Retype nothing but the lines from the start of the material up to and including the line with "0.975, 0.982, 0.992, 1.0]". Pictures don't belong in the copy.

● **Data block**:
::::::::
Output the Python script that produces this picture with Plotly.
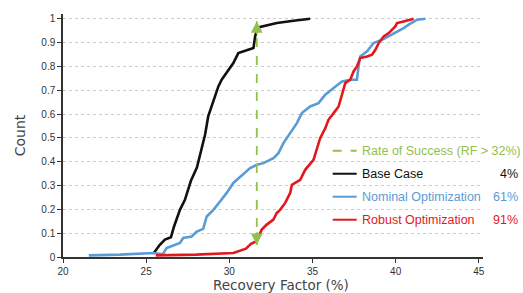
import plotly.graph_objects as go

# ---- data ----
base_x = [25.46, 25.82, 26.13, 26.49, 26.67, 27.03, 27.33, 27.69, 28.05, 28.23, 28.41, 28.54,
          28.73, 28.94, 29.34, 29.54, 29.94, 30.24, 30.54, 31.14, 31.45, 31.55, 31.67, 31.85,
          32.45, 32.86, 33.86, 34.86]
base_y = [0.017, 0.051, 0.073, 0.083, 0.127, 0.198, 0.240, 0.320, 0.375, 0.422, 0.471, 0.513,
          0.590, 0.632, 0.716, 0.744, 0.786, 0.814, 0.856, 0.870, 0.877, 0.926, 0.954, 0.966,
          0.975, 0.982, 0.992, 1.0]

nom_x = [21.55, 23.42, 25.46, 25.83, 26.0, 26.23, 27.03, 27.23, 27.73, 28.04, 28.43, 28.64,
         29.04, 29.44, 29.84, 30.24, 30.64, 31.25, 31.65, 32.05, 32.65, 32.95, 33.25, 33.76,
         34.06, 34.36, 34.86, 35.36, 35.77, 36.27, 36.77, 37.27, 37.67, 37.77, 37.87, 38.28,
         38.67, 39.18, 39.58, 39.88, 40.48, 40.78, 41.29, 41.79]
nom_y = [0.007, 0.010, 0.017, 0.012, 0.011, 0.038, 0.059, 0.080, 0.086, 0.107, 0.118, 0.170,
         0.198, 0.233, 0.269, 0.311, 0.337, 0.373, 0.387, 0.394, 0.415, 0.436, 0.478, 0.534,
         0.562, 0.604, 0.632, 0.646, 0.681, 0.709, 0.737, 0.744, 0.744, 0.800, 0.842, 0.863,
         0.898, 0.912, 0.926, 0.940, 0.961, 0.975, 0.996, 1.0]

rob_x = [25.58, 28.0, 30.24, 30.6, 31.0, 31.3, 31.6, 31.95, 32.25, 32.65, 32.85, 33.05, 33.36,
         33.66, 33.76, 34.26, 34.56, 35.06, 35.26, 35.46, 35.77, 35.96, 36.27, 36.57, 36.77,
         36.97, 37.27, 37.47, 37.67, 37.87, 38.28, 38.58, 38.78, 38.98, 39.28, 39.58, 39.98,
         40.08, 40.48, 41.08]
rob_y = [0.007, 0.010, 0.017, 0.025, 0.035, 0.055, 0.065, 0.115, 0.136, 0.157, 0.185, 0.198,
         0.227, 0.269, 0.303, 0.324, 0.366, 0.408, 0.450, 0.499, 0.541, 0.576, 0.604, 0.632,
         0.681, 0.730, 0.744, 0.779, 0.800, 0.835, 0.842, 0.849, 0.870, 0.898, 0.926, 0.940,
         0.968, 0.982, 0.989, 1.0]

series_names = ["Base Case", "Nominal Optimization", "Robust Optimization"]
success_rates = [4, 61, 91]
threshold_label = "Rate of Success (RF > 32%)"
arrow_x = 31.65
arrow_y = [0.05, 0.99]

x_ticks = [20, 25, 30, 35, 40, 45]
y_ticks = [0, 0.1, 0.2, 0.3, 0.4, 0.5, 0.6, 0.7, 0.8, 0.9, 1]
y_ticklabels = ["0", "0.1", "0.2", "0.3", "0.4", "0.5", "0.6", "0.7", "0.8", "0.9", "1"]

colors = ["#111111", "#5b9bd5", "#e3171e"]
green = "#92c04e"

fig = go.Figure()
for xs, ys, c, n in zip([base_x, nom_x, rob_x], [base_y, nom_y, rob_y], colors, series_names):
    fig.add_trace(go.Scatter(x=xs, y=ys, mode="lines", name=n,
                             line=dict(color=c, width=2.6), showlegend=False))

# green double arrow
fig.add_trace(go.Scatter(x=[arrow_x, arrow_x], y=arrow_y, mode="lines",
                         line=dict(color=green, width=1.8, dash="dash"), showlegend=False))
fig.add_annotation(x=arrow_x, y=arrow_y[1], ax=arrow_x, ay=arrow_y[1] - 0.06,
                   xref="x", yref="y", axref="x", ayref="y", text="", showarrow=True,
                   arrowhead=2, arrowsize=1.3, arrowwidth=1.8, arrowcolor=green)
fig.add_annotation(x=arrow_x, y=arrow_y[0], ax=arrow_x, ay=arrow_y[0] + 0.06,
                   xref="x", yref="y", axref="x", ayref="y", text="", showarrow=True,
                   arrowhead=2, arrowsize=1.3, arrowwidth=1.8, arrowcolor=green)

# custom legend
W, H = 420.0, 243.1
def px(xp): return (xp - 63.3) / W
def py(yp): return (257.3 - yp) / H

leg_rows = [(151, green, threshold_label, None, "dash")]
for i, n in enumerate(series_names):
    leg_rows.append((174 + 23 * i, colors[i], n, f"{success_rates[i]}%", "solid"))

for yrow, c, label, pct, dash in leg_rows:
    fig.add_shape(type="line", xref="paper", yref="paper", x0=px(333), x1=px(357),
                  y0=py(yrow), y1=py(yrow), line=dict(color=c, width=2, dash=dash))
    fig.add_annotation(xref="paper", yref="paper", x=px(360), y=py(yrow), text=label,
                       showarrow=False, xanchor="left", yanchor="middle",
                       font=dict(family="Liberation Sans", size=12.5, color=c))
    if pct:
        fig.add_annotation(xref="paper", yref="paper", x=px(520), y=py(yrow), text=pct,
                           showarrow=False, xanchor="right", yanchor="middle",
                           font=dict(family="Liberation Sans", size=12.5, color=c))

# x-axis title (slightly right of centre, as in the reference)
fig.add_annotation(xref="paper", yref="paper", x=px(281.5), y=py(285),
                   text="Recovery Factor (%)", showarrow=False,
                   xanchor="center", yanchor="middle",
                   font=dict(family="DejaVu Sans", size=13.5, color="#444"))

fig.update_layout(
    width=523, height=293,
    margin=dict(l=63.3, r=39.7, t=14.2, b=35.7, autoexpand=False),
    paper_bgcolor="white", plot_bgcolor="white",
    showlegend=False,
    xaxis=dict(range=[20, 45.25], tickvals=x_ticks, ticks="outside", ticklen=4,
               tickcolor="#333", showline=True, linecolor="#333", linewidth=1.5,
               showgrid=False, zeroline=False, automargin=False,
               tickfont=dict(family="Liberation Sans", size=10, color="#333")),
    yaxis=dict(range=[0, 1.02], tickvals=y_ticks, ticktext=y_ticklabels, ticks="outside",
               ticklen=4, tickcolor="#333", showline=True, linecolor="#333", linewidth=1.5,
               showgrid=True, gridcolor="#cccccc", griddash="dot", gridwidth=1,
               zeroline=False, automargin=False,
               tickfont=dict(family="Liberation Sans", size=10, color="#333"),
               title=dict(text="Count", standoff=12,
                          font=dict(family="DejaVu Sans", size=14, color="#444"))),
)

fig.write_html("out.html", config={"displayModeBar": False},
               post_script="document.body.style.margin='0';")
::::::::
● **Result of the task**:
Output the Python script that produces this picture with Plotly.
import plotly.graph_objects as go

# ---- data ----
base_x = [25.46, 25.82, 26.13, 26.49, 26.67, 27.03, 27.33, 27.69, 28.05, 28.23, 28.41, 28.54,
          28.73, 28.94, 29.34, 29.54, 29.94, 30.24, 30.54, 31.14, 31.45, 31.55, 31.67, 31.85,
          32.45, 32.86, 33.86, 34.86]
base_y = [0.017, 0.051, 0.073, 0.083, 0.127, 0.198, 0.240, 0.320, 0.375, 0.422, 0.471, 0.513,
          0.590, 0.632, 0.716, 0.744, 0.786, 0.814, 0.856, 0.870, 0.877, 0.926, 0.954, 0.966,
          0.975, 0.982, 0.992, 1.0]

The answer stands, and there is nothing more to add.